What is the Success Rate of Immunotherapy?
Immunotherapy is helping improve outcomes for people with several types of cancer that typically have a poor diagnosis including advanced bladder, kidney, and lung cancers.
The average response rate of cancer patients to immunotherapy drugs is between 20 to 50%. The response rate depends on the type of cancer being treated. However, oncologists believe that durable responses could increase as immunotherapy research advances, and researchers gain new insights into how the immune system and cancer cells interact.
Cancer signals a breakdown in the immune system, which means the immune cells cannot defend against invaders. Immuno-oncology boosts the efficiency of the immune system, allowing it to fight the growing cancer cells.
A study conducted by UCLA researchers involving patients with non-small cell lung cancer (NSCLC) found that the immunotherapy drug pembrolizumab increased the average 5-year survival rate of these patients from 5.5% to 15%.
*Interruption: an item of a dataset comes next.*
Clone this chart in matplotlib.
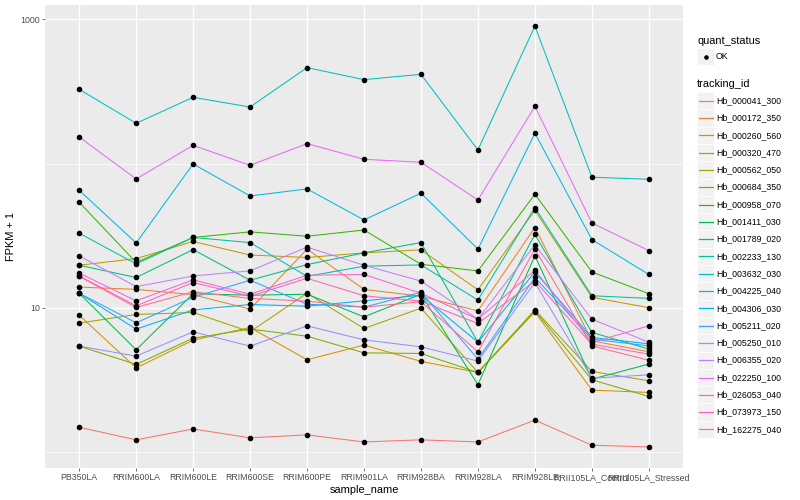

While immunotherapy is not beneficial for all types of cancers, the success achieved indicates that it does have a positive impact on cancer patients and saves lives.
Immunotherapy clinical trials are ongoing. Researchers at the Johns Hopkins Kimmel Cancer Center are conducting studies into novel immunotherapies known as anti-PD-1 and anti-PD-L-1. These therapies have the potential to increase both clinical responses and survival rates.